CIVIL AND RELIGIOUS LIBERTY James II.

was tumbled from the throne for his vain attempt to establish toleration for Catholics and Nonconformists without consent of Parliament.
Yet the Whig aristocracy which followed, while it did nothing for Catholics, laid broad principles of civil and religious liberty for democracy to build upon.[66] The Declaration of Right, presented by Parliament to William and Mary on their arrival in London, was turned into the Bill of Rights, and passed into law in 1689.

It stands as the last of the great charters of political liberty, and states clearly both what is not permitted to the Crown, and what privileges are allowed to the people.
Under the Bill of Rights the King was denied the power of suspending or dispensing, of levying money, or maintaining a standing army without consent of Parliament.

The people were assured of the right of the subject to petition the Crown, and of the free election of representatives in Parliament, and of full and free debate in Parliament.

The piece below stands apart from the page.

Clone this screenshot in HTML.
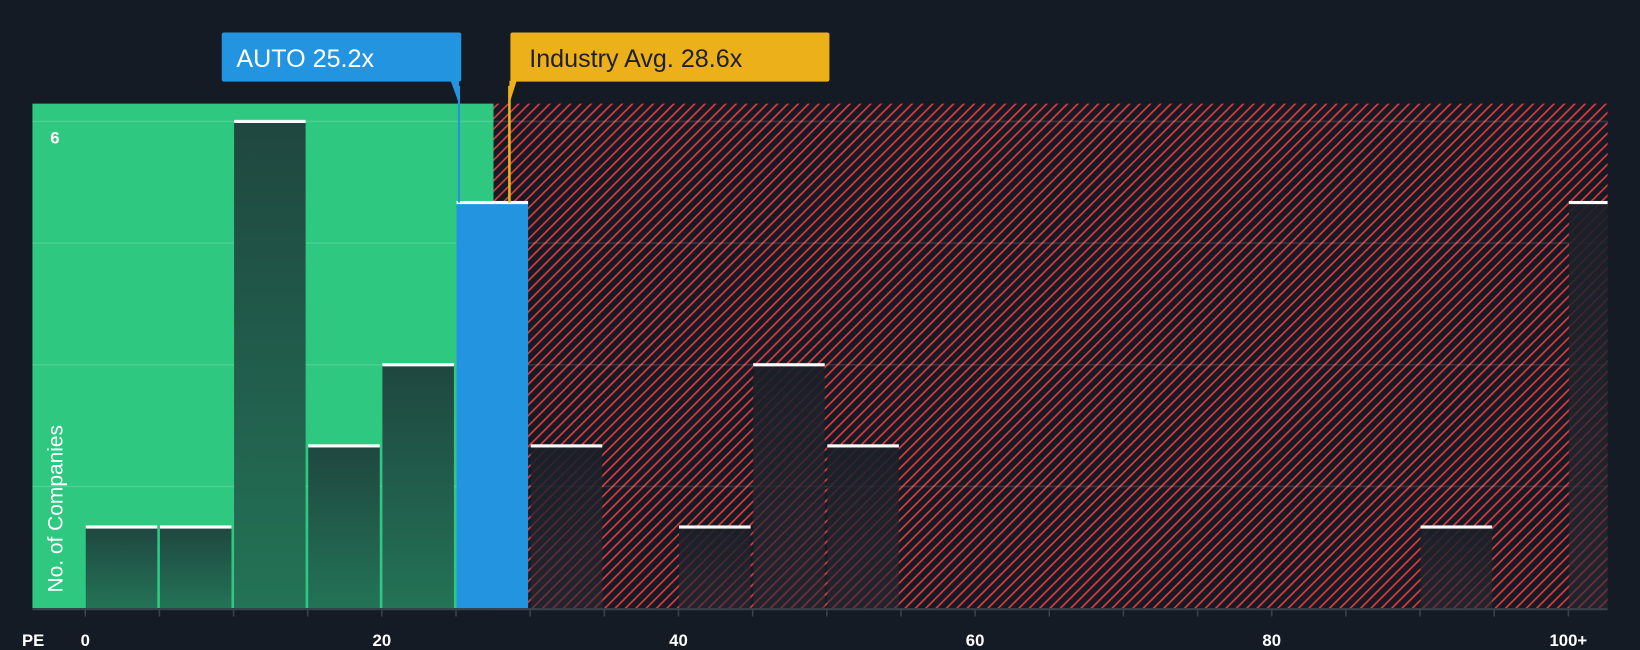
<!DOCTYPE html>
<html><head><meta charset="utf-8"><style>
html,body{margin:0;padding:0;background:#151b24;}
svg{display:block;font-family:"Liberation Sans",sans-serif;}
.nar{font-family:"Liberation Sans Narrow","Liberation Sans",sans-serif;}
</style></head><body>
<svg id="chart" width="1640" height="650" viewBox="0 0 1568 621" preserveAspectRatio="none" xmlns="http://www.w3.org/2000/svg">
<defs>
<pattern id="hatch" patternUnits="userSpaceOnUse" width="7" height="7" patternTransform="rotate(45)">
<rect width="7" height="7" fill="#151b24"/>
<rect x="0" y="0" width="1.6" height="7" fill="#e0393e"/>
</pattern>
<linearGradient id="barg" x1="0" y1="0" x2="0" y2="1"><stop offset="0" stop-color="#1f4740"/><stop offset="1" stop-color="#237356"/></linearGradient>
<linearGradient id="barr" x1="0" y1="0" x2="0" y2="1"><stop offset="0" stop-color="#1a1f28" stop-opacity="0.92"/><stop offset="1" stop-color="#2a2a33" stop-opacity="0.6"/></linearGradient>
</defs>
<rect width="1568" height="621" fill="#151b24"/>
<g id="bg"></g>
<g id="grid"></g>
<g id="bars"></g>
<g id="axis"></g>
<g id="annot"></g>
</svg>
<script>
const binStarts = [0,5,10,15,20,25,30,35,40,45,50,55,60,65,70,75,80,85,90,95,100];
const counts    = [1,1,6,2,3,5,2,0,1,3,2,0,0,0,0,0,0,0,1,0,5];
const tickValues = [0,20,40,60,80,100];
const tickLabels = ["0","20","40","60","80","100+"];
const gridValues = [1.5,3,4.5,6];
const companyPE = 25.2;
const industryPE = 28.6;
const companyBin = 25;

const NS="http://www.w3.org/2000/svg";
const L=31,R=1537,T=99,B=581;
const xs=v=>81.5+v*14.18;
const ys=v=>B-v*77.5;
function mk(tag,attrs,parent){const e=document.createElementNS(NS,tag);for(const k in attrs)e.setAttribute(k,attrs[k]);parent.appendChild(e);return e;}
const bg=document.getElementById('bg'),grid=document.getElementById('grid'),bars=document.getElementById('bars'),axis=document.getElementById('axis'),annot=document.getElementById('annot');

const splitX=xs(27.6)-1;
let g=mk('rect',{x:L,y:T,width:splitX-L,height:B-T,fill:'#2ec880'},bg);


let h=mk('rect',{x:splitX,y:T,width:R-splitX,height:B-T,fill:'url(#hatch)'},bg);



gridValues.forEach(v=>{
  const l=mk('line',{x1:L,x2:R,y1:ys(v),y2:ys(v),stroke:'rgba(255,255,255,0.13)','stroke-width':1.5},grid);
  
  
});

binStarts.forEach((s,i)=>{
  const c=counts[i]; if(!c) return;
  const x0=xs(s)+0.5, x1=Math.min(xs(s+5)-2,R);
  const isCo=s===companyBin;
  const inGreen=xs(s+5)<=splitX+3;
  const fill=isCo?'#2394e0':(inGreen?'url(#barg)':'url(#barr)');
  const r=mk('rect',{x:x0,y:ys(c),width:x1-x0,height:B-ys(c),fill:fill},bars);
  
  
  const cap=mk('rect',{x:x0,y:ys(c)-1.5,width:x1-x0,height:3,fill:'#ffffff'},bars);
  
  
});

mk('line',{x1:L,x2:R,y1:B+1,y2:B+1,stroke:'#3a414c','stroke-width':2},axis);
for(let v=0;v<=100;v+=5){
  const t=mk('line',{x1:xs(v),x2:xs(v),y1:B,y2:B+8,stroke:'#3a414c','stroke-width':1.5},axis);
  
  
}
tickValues.forEach((v,i)=>{
  const t=mk('text',{x:xs(v),y:617,fill:'#ffffff','font-size':16,'font-weight':'bold','text-anchor':'middle'},axis);
  t.textContent=tickLabels[i];
  
  
});
let pe=mk('text',{x:21,y:617,fill:'#ffffff','font-size':16,'font-weight':'bold'},axis);pe.textContent='PE';


let yt=mk('text',{x:60,y:566,fill:'#ffffff','font-size':20,transform:'rotate(-90 60 566)'},axis);yt.textContent='No. of Companies';


let six=mk('text',{x:48,y:137,fill:'#ffffff','font-size':16,'font-weight':'bold'},axis);six.textContent='6';



const cx=xs(companyPE), ix=xs(industryPE);
mk('line',{x1:cx,x2:cx,y1:82,y2:ys(5),stroke:'#2394e0','stroke-width':2},annot);
mk('path',{d:`M${cx-8} 77 L${cx} 99 L${cx} 77 Z`,fill:'#2394e0'},annot);
let cb=mk('rect',{x:212,y:31,width:229,height:47,rx:2,fill:'#2394e0'},annot);


let ct=mk('text',{x:226,y:64,fill:'#ffffff','font-size':24,class:'nar'},annot);ct.textContent='AUTO 25.2x';


mk('line',{x1:ix,x2:ix,y1:82,y2:ys(5),stroke:'#ecb01a','stroke-width':2.5},annot);
mk('path',{d:`M${ix} 77 L${ix} 99 L${ix+7} 77 Z`,fill:'#ecb01a'},annot);
let ib=mk('rect',{x:488,y:31,width:305,height:47,rx:2,fill:'#ecb01a'},annot);


let it=mk('text',{x:506,y:64,fill:'#1c2129','font-size':24,class:'nar'},annot);it.textContent='Industry Avg. 28.6x';


</script>
</body></html>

Any profession of the Catholic religion, or marriage with a Catholic, disqualified from inheritance to or possession of the throne.
So there was an end to the doctrine of the Divine Right of Kings, and four hundred non-juring clergymen--including half-a-dozen bishops--of the Church of England were deprived of their ecclesiastical appointments for refusing to accept the accomplished fact, and acknowledge William III.